The culture of the Oina and Poncle communities shares some similarities, having been developed relatively near one another and within the same landscape. Both are spiritual people, with the Oina holding faith in their protective spirits, whereas the Poncles place their trust with gods such as Amaterasu from the southern nation.
Within the Oina community, outsiders are largely unwelcome, yet can be adopted into society gradually. This is seen with the permission of both Kokari and Onigiri-Sensei, who have made their homes outside of the central village of Kamui. However, this does not mean that they are allowed to roam freely.

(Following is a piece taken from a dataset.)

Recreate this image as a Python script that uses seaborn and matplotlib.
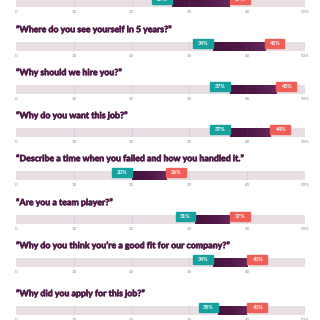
import numpy as np
import matplotlib
matplotlib.use("Agg")
import matplotlib.pyplot as plt
import matplotlib.patheffects as pe
import seaborn as sns
from matplotlib.patches import Rectangle

# Data
questions = [
    None,
    "\u201cWhere do you see yourself in 5 years?\u201d",
    "\u201cWhy should we hire you?\u201d",
    "\u201cWhy do you want this job?\u201d",
    "\u201cDescribe a time when you failed and how you handled it.\u201d",
    "\u201cAre you a team player?\u201d",
    "\u201cWhy do you think you\u2019re a good fit for our company?\u201d",
    "\u201cWhy did you apply for this job?\u201d",
]
low_values = [27, 34, 37, 37, 20, 31, 34, 35]
high_values = [37, 43, 45, 44, 26, 37, 40, 40]
tick_values = [0, 10, 20, 30, 40, 50]
tick_labels = ["0", "10", "20", "30", "40", "50%"]

# Layout (pixel tops of each bar)
bar_tops = [-2, 42, 85, 128, 171, 215, 258, 306]
BAR_H = 9
W, H = 320, 320
X0, X1 = 16, 305

TRACK = "#e8dfe5"
GRID = "#dccbd6"
TEAL = "#17a2a0"
CORAL = "#ef5f58"
TITLE_C = "#4f1c47"

sns.set_style("white")
plt.rcParams['font.family'] = ['Lato', 'DejaVu Sans']

fig = plt.figure(figsize=(3.2, 3.2), dpi=100)
fig.patch.set_facecolor("white")

grad = np.linspace(0, 1, 256).reshape(1, -1)
cmap = matplotlib.colors.LinearSegmentedColormap.from_list("bar", ["#46133d", "#4e1845", "#65275a"])

for i, (q, lo, hi, top) in enumerate(zip(questions, low_values, high_values, bar_tops)):
    ax = fig.add_axes([X0 / W, 1 - (top + BAR_H) / H, (X1 - X0) / W, BAR_H / H])
    sns.barplot(x=[50], y=[0], orient="h", color=TRACK, width=1, ax=ax,
                saturation=1, linewidth=0)
    for g in tick_values[1:-1]:
        ax.axvline(g, color=GRID, lw=0.6, zorder=1)
    ax.imshow(grad, extent=[lo, hi, -0.5, 0.5], aspect="auto", cmap=cmap, zorder=3)
    for g in tick_values[1:-1]:
        if lo < g < hi:
            ax.axvline(g, color="#6a3a62", lw=0.4, alpha=0.5, zorder=4)
    ax.set_xlim(0, 50)
    ax.set_ylim(-0.5, 0.5)

    bw = 3.4
    ax.add_patch(Rectangle((lo - bw, -0.22), bw, 1.05, color=TEAL, clip_on=False, zorder=5))
    ax.add_patch(Rectangle((hi, -0.22), bw, 1.05, color=CORAL, clip_on=False, zorder=5))
    ax.text(lo - bw / 2, 0.3, f"{lo}%", color="white", fontsize=3.9, fontweight="bold",
            ha="center", va="center", zorder=6, clip_on=False)
    ax.text(hi + bw / 2, 0.3, f"{hi}%", color="white", fontsize=3.9, fontweight="bold",
            ha="center", va="center", zorder=6, clip_on=False)

    if q is not None:
        ax.text(0, 0.5 + 12.5 / BAR_H, q, color=TITLE_C, fontsize=6.3, fontweight="black",
                ha="left", va="center", clip_on=False,
                path_effects=[pe.withStroke(linewidth=0.35, foreground=TITLE_C)])

    if i == 6:
        ax.set_xticks(tick_values[:-1], tick_labels[:-1])
    else:
        ax.set_xticks(tick_values, tick_labels)
    ax.set_yticks([])
    ax.tick_params(axis="x", length=0, pad=2.2, labelsize=3.2, labelcolor="#888888")
    ax.set_xlabel("")
    ax.set_ylabel("")
    for s in ax.spines.values():
        s.set_visible(False)

fig.savefig("out.png", dpi=100, facecolor="white")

Onigiri-Sensei is largely kept to his own home, and Kokari is only permitted to fish in a specified location. Even then, the two are watched over carefully by the strongest warrior of the village, Oki. This is not the case with the Poncle community. Rather than discouraging the idea of travel altogether, it is largely encouraged as a method of pilgrimage and an opportunity to better one's artistic abilities.
Regardless of differing ideals in regards to immigration, both tribes shares a similar clothing style, often resembling stylized variations of Ainu clothing. The attire of the Oina tends to be more complex, with embroidered fabrics bearing a striking resemblance both to Ainu clothing and a standard kimono, in addition to featuring both a family crest and other decorative patterns. Within Poncle society, however, clothing is more simple and tends to resemble a single-layered robe. Both have an affinity for both jewelry and animals.
The Oina, for reasons unknown, wear a mask that represents their innermost personality and spirit. The mask entirely obscures their face, leaving one to wonder what they truly look like. The Poncles, being a smaller race, wear bugs as hats—butterflies and moths for women, and beetles for men. Use of insects in their clothing is nearly as common as the same usage in architecutre.
Many bridges and stairwells in Ponc'tan are constructed from fully extended insects. Their homes are often carved right into shoots growing through the protective walls of the tree stump, but occasionally can be mushrooms as well. The village itself is rather small and easy to navigate. However, guardrails and other barriers do not exist despite the obvious danger of falling, further demonstrating the durability of this tiny tribe. In contrast with the Poncles, the Oina build smaller, single-story structures from wood and use the wealth of Kamui's ice and snow to create an outer layer around the house to help keep heat inside. Each home also bears a chimney to aid in the removal of smoke from the eternally burning fires. Within some homes, one can find textiles, dried meats, and other raw goods.
The Oina, having little to no natural resources to draw upon, make do with what they have, that being an endless supply of snow and a massive forest from which trees can be felled. Despite many of the cultural ties to the forest, it has been at the very least somewhat altered to create an artificial entrance to the forest in addition to the barrier requiring a special key. The Oina, also being a shape-shifting people, use both their skills as humans and wolves to hunt for the meats they dry in their homes and gather the plant matter used in medicine, general construction, and dyeing of fabrics. The Poncles, however, are believed to struggle with the manipulation of their natural habitat, and instead require others to do so for them or must use smaller resources unknown the the significantly larger humans of the world.